*Data shown*:
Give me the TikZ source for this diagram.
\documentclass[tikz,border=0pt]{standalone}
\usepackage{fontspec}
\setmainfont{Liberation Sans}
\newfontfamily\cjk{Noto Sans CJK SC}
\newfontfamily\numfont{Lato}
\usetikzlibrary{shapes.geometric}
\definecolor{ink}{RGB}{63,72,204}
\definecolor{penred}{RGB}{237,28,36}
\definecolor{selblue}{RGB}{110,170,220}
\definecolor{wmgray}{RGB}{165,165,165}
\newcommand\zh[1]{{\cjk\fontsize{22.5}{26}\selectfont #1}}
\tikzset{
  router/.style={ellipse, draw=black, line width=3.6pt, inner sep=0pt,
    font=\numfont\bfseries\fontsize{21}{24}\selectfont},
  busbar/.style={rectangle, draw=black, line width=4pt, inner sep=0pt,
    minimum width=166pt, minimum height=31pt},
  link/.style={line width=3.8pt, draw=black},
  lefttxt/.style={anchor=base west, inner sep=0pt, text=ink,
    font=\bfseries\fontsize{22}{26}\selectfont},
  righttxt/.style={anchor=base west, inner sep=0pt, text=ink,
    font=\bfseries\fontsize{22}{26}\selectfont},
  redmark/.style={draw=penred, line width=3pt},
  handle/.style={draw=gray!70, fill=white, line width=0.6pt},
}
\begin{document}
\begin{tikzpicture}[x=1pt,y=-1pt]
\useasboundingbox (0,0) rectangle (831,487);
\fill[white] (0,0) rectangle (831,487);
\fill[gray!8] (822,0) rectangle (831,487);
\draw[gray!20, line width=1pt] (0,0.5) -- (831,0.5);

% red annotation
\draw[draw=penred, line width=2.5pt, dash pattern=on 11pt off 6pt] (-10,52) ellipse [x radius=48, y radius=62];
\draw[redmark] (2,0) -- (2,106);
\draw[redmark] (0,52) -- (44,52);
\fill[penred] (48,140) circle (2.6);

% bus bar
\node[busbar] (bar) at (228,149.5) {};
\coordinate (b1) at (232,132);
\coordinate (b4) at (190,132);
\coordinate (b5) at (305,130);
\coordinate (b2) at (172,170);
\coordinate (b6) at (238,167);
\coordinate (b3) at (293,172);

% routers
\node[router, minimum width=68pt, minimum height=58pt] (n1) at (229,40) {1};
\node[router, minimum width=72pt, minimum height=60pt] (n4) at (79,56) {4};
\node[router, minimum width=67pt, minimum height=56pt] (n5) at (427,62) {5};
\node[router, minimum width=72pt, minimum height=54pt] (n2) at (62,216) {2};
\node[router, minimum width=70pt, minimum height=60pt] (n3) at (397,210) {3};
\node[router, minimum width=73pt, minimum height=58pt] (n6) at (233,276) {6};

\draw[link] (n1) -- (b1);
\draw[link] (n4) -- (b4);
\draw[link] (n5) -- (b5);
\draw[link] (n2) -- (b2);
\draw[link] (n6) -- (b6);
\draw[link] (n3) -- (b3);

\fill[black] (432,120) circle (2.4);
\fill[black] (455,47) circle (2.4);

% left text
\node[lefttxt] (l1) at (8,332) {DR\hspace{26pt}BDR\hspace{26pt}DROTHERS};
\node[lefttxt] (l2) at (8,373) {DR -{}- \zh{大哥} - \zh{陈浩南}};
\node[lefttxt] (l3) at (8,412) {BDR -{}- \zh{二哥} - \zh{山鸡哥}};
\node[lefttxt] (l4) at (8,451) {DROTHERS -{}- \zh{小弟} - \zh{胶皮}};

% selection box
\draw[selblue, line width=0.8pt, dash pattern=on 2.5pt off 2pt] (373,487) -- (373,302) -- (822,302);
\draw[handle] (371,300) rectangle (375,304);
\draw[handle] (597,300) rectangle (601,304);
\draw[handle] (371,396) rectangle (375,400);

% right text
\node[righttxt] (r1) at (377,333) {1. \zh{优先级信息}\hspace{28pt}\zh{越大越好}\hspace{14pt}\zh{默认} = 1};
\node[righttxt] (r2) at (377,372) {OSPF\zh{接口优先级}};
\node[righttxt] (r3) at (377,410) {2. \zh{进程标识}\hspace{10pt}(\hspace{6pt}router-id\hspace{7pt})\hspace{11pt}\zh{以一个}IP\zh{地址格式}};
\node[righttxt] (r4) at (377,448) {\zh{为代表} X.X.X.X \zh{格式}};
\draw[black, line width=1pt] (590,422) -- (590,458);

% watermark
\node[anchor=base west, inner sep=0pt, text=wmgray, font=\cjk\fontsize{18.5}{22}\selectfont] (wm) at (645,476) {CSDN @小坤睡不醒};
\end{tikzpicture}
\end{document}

*Exercise goal*: Set down the lines above as they stand, starting with the first line and ending with the line that contains "(b3) at (293,172);".

*Result for this task*:
Give me the TikZ source for this diagram.
\documentclass[tikz,border=0pt]{standalone}
\usepackage{fontspec}
\setmainfont{Liberation Sans}
\newfontfamily\cjk{Noto Sans CJK SC}
\newfontfamily\numfont{Lato}
\usetikzlibrary{shapes.geometric}
\definecolor{ink}{RGB}{63,72,204}
\definecolor{penred}{RGB}{237,28,36}
\definecolor{selblue}{RGB}{110,170,220}
\definecolor{wmgray}{RGB}{165,165,165}
\newcommand\zh[1]{{\cjk\fontsize{22.5}{26}\selectfont #1}}
\tikzset{
  router/.style={ellipse, draw=black, line width=3.6pt, inner sep=0pt,
    font=\numfont\bfseries\fontsize{21}{24}\selectfont},
  busbar/.style={rectangle, draw=black, line width=4pt, inner sep=0pt,
    minimum width=166pt, minimum height=31pt},
  link/.style={line width=3.8pt, draw=black},
  lefttxt/.style={anchor=base west, inner sep=0pt, text=ink,
    font=\bfseries\fontsize{22}{26}\selectfont},
  righttxt/.style={anchor=base west, inner sep=0pt, text=ink,
    font=\bfseries\fontsize{22}{26}\selectfont},
  redmark/.style={draw=penred, line width=3pt},
  handle/.style={draw=gray!70, fill=white, line width=0.6pt},
}
\begin{document}
\begin{tikzpicture}[x=1pt,y=-1pt]
\useasboundingbox (0,0) rectangle (831,487);
\fill[white] (0,0) rectangle (831,487);
\fill[gray!8] (822,0) rectangle (831,487);
\draw[gray!20, line width=1pt] (0,0.5) -- (831,0.5);

% red annotation
\draw[draw=penred, line width=2.5pt, dash pattern=on 11pt off 6pt] (-10,52) ellipse [x radius=48, y radius=62];
\draw[redmark] (2,0) -- (2,106);
\draw[redmark] (0,52) -- (44,52);
\fill[penred] (48,140) circle (2.6);

% bus bar
\node[busbar] (bar) at (228,149.5) {};
\coordinate (b1) at (232,132);
\coordinate (b4) at (190,132);
\coordinate (b5) at (305,130);
\coordinate (b2) at (172,170);
\coordinate (b6) at (238,167);
\coordinate (b3) at (293,172);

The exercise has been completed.